#### Work instructions:
Retype exactly the lines from the first one through the line with "return 1 - p / H", including both ends; skip any pictures.

━━━━━━━━

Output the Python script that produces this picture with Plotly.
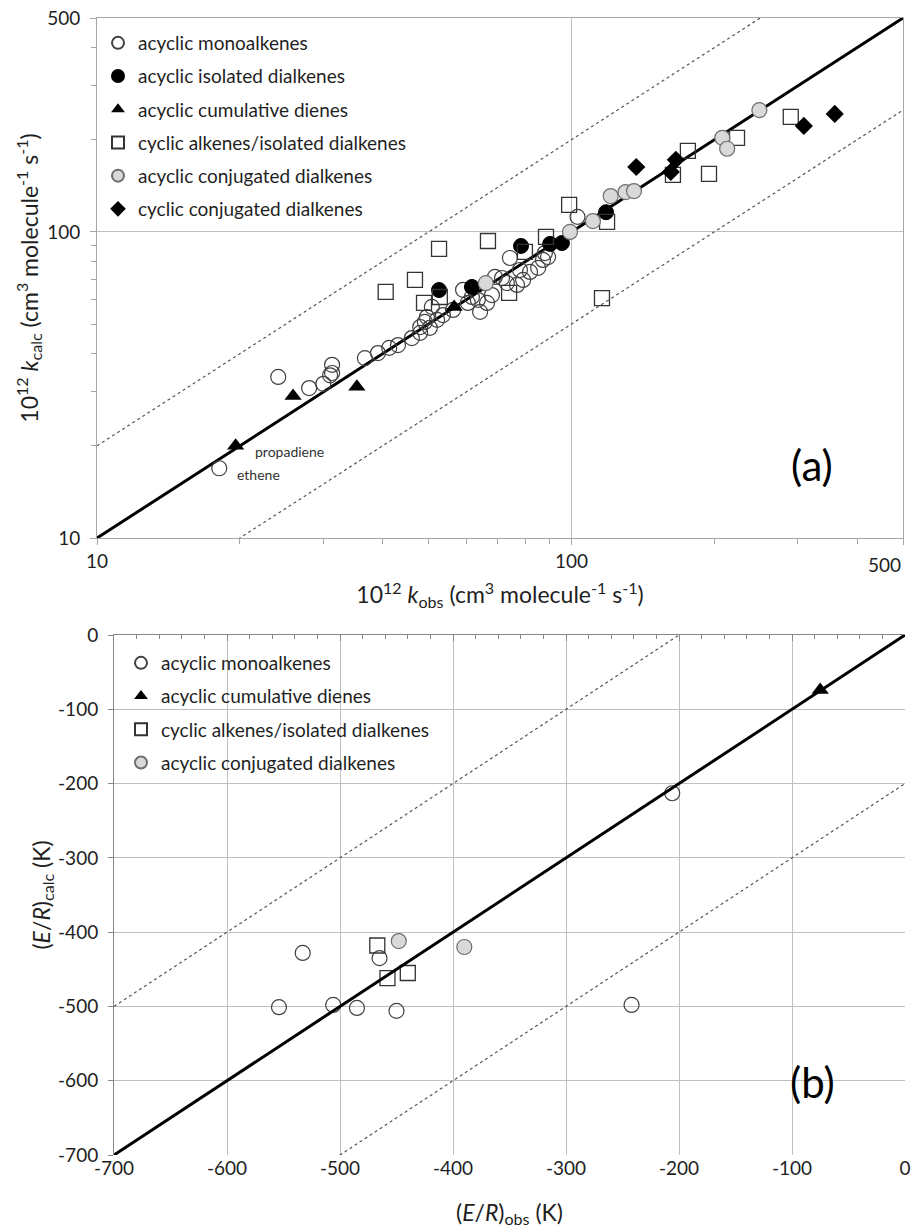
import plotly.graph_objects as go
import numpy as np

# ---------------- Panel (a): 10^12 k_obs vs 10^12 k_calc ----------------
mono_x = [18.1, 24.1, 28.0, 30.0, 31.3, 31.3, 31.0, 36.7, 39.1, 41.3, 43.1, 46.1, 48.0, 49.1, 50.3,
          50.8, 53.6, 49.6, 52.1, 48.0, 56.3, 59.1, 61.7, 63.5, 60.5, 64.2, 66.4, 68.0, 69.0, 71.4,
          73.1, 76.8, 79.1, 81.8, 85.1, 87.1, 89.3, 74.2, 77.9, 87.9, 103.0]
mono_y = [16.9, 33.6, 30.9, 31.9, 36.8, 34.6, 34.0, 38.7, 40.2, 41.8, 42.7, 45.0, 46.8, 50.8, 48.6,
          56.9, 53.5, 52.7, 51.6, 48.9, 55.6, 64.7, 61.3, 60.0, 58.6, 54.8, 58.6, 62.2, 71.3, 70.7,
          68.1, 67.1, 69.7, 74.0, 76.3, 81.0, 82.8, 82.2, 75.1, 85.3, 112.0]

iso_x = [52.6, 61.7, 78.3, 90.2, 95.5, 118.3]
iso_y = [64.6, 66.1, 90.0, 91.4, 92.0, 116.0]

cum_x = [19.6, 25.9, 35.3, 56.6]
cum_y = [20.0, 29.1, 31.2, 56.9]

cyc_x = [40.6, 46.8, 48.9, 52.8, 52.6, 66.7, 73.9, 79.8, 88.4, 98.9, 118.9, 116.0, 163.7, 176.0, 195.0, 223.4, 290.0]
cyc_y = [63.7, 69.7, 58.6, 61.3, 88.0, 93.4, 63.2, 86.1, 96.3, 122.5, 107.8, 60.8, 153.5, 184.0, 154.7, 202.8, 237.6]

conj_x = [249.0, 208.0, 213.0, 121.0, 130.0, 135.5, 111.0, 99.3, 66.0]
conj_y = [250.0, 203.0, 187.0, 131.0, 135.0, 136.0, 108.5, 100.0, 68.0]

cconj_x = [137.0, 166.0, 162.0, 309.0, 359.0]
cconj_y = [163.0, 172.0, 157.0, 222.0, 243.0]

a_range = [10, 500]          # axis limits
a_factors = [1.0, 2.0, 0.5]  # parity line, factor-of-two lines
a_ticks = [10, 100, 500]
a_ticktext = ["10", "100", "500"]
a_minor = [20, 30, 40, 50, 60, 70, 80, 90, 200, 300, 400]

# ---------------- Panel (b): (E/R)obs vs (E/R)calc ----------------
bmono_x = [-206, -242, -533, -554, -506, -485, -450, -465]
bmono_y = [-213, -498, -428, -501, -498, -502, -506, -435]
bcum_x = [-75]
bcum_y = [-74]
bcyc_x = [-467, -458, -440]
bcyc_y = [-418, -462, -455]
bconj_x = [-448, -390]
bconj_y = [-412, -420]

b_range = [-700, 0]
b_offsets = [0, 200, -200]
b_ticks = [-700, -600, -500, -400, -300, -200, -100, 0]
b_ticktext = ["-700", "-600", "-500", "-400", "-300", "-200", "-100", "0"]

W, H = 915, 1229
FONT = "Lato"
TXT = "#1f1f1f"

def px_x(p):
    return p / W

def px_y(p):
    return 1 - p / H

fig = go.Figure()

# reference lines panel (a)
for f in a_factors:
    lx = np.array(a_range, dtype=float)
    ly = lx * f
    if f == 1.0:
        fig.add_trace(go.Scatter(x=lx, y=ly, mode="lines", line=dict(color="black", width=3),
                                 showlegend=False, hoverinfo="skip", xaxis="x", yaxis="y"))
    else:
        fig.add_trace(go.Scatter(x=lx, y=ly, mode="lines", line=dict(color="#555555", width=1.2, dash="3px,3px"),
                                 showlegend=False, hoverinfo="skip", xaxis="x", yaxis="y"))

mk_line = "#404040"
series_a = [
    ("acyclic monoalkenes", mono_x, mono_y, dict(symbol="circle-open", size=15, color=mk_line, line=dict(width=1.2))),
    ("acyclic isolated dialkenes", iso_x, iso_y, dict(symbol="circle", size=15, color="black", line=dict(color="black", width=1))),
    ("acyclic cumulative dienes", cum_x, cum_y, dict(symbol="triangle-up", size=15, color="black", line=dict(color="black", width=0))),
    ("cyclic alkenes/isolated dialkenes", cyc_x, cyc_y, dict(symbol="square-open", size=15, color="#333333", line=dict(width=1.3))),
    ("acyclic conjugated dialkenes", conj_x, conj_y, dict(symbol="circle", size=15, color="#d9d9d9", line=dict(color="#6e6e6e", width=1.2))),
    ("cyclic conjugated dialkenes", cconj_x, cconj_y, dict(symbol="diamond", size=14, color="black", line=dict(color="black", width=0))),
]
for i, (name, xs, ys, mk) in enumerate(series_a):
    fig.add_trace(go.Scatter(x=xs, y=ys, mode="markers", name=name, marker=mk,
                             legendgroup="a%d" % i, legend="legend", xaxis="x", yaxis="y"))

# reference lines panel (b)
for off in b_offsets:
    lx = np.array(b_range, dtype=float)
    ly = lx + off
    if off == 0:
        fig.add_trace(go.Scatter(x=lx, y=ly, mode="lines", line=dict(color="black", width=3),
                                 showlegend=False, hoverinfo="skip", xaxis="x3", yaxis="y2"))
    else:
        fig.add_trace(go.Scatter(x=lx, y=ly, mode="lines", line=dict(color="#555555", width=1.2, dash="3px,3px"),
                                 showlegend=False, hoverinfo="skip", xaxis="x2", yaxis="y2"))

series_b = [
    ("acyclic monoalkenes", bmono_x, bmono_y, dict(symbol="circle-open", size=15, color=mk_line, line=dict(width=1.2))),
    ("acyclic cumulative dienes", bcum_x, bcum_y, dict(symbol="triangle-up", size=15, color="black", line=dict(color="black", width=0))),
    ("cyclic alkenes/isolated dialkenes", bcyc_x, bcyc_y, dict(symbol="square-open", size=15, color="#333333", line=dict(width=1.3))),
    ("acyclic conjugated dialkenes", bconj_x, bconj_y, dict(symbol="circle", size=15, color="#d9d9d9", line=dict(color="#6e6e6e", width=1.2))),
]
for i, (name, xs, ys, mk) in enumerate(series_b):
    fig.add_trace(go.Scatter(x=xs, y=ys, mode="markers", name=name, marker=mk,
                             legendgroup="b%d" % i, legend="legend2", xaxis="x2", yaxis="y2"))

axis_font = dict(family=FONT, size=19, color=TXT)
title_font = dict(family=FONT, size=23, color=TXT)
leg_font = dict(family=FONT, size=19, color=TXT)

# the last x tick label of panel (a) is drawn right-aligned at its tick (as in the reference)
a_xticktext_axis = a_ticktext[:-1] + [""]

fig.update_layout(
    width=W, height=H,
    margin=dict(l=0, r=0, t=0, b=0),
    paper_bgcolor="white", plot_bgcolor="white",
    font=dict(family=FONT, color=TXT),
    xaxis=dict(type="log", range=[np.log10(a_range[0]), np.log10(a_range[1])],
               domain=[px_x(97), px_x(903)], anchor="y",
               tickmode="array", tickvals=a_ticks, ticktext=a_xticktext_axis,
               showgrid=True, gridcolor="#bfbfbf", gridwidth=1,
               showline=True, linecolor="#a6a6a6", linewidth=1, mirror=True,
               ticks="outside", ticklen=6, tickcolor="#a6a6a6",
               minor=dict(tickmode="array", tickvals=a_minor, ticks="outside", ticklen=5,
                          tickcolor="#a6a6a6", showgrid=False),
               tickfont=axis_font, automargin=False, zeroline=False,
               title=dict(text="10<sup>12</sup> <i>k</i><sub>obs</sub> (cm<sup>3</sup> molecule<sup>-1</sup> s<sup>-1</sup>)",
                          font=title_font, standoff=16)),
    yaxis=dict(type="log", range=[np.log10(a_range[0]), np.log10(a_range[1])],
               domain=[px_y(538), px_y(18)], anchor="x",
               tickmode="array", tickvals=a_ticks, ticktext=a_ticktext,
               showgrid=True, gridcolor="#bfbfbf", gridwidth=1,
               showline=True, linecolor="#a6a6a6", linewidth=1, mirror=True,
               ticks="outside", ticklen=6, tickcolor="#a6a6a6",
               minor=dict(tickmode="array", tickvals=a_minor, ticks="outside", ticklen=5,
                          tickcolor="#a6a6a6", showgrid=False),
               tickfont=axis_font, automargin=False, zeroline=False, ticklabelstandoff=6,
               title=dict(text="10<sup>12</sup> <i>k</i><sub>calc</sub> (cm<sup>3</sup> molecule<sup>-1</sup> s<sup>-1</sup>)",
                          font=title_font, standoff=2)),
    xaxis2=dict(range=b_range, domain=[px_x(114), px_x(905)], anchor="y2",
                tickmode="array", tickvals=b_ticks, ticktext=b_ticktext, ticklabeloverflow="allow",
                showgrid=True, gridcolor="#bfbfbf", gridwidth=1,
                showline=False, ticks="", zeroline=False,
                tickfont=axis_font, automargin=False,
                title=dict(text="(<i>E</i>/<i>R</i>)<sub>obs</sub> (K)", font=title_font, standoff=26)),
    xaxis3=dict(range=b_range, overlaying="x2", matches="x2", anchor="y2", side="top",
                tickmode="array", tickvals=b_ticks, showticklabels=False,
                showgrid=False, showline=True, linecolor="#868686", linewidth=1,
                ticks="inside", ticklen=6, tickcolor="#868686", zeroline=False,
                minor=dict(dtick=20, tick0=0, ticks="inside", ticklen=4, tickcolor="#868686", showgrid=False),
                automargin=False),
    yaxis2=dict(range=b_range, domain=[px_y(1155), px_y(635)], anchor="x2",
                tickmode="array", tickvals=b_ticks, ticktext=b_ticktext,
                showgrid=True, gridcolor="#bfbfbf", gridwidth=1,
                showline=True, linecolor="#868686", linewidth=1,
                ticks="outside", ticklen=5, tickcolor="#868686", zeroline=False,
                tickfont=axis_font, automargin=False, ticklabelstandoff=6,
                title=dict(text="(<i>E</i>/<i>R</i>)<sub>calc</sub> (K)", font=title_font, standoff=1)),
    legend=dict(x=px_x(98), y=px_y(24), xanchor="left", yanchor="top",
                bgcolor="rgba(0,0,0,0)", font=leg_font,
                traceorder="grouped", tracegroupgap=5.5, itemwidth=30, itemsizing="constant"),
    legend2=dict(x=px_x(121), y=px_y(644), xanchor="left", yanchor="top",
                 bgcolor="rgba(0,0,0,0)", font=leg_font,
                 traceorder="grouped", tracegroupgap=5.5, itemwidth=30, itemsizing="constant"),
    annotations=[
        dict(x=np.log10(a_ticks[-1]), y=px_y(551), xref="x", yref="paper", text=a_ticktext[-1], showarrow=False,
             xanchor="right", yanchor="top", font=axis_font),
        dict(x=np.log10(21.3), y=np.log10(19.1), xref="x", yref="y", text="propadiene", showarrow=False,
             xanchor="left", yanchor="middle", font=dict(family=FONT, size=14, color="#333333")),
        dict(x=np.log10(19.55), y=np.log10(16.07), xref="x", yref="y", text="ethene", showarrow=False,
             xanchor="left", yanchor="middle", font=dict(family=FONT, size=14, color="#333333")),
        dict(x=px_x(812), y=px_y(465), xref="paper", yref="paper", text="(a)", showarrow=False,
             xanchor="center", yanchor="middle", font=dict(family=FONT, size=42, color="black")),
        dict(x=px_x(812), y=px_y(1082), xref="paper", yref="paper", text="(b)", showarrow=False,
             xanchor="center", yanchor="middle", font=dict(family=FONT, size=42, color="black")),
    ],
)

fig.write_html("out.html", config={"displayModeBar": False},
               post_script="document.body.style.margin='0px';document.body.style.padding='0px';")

━━━━━━━━

#### Response for this exercise:
Output the Python script that produces this picture with Plotly.
import plotly.graph_objects as go
import numpy as np

# ---------------- Panel (a): 10^12 k_obs vs 10^12 k_calc ----------------
mono_x = [18.1, 24.1, 28.0, 30.0, 31.3, 31.3, 31.0, 36.7, 39.1, 41.3, 43.1, 46.1, 48.0, 49.1, 50.3,
          50.8, 53.6, 49.6, 52.1, 48.0, 56.3, 59.1, 61.7, 63.5, 60.5, 64.2, 66.4, 68.0, 69.0, 71.4,
          73.1, 76.8, 79.1, 81.8, 85.1, 87.1, 89.3, 74.2, 77.9, 87.9, 103.0]
mono_y = [16.9, 33.6, 30.9, 31.9, 36.8, 34.6, 34.0, 38.7, 40.2, 41.8, 42.7, 45.0, 46.8, 50.8, 48.6,
          56.9, 53.5, 52.7, 51.6, 48.9, 55.6, 64.7, 61.3, 60.0, 58.6, 54.8, 58.6, 62.2, 71.3, 70.7,
          68.1, 67.1, 69.7, 74.0, 76.3, 81.0, 82.8, 82.2, 75.1, 85.3, 112.0]

iso_x = [52.6, 61.7, 78.3, 90.2, 95.5, 118.3]
iso_y = [64.6, 66.1, 90.0, 91.4, 92.0, 116.0]

cum_x = [19.6, 25.9, 35.3, 56.6]
cum_y = [20.0, 29.1, 31.2, 56.9]

cyc_x = [40.6, 46.8, 48.9, 52.8, 52.6, 66.7, 73.9, 79.8, 88.4, 98.9, 118.9, 116.0, 163.7, 176.0, 195.0, 223.4, 290.0]
cyc_y = [63.7, 69.7, 58.6, 61.3, 88.0, 93.4, 63.2, 86.1, 96.3, 122.5, 107.8, 60.8, 153.5, 184.0, 154.7, 202.8, 237.6]

conj_x = [249.0, 208.0, 213.0, 121.0, 130.0, 135.5, 111.0, 99.3, 66.0]
conj_y = [250.0, 203.0, 187.0, 131.0, 135.0, 136.0, 108.5, 100.0, 68.0]

cconj_x = [137.0, 166.0, 162.0, 309.0, 359.0]
cconj_y = [163.0, 172.0, 157.0, 222.0, 243.0]

a_range = [10, 500]          # axis limits
a_factors = [1.0, 2.0, 0.5]  # parity line, factor-of-two lines
a_ticks = [10, 100, 500]
a_ticktext = ["10", "100", "500"]
a_minor = [20, 30, 40, 50, 60, 70, 80, 90, 200, 300, 400]

# ---------------- Panel (b): (E/R)obs vs (E/R)calc ----------------
bmono_x = [-206, -242, -533, -554, -506, -485, -450, -465]
bmono_y = [-213, -498, -428, -501, -498, -502, -506, -435]
bcum_x = [-75]
bcum_y = [-74]
bcyc_x = [-467, -458, -440]
bcyc_y = [-418, -462, -455]
bconj_x = [-448, -390]
bconj_y = [-412, -420]

b_range = [-700, 0]
b_offsets = [0, 200, -200]
b_ticks = [-700, -600, -500, -400, -300, -200, -100, 0]
b_ticktext = ["-700", "-600", "-500", "-400", "-300", "-200", "-100", "0"]

W, H = 915, 1229
FONT = "Lato"
TXT = "#1f1f1f"

def px_x(p):
    return p / W

def px_y(p):
    return 1 - p / H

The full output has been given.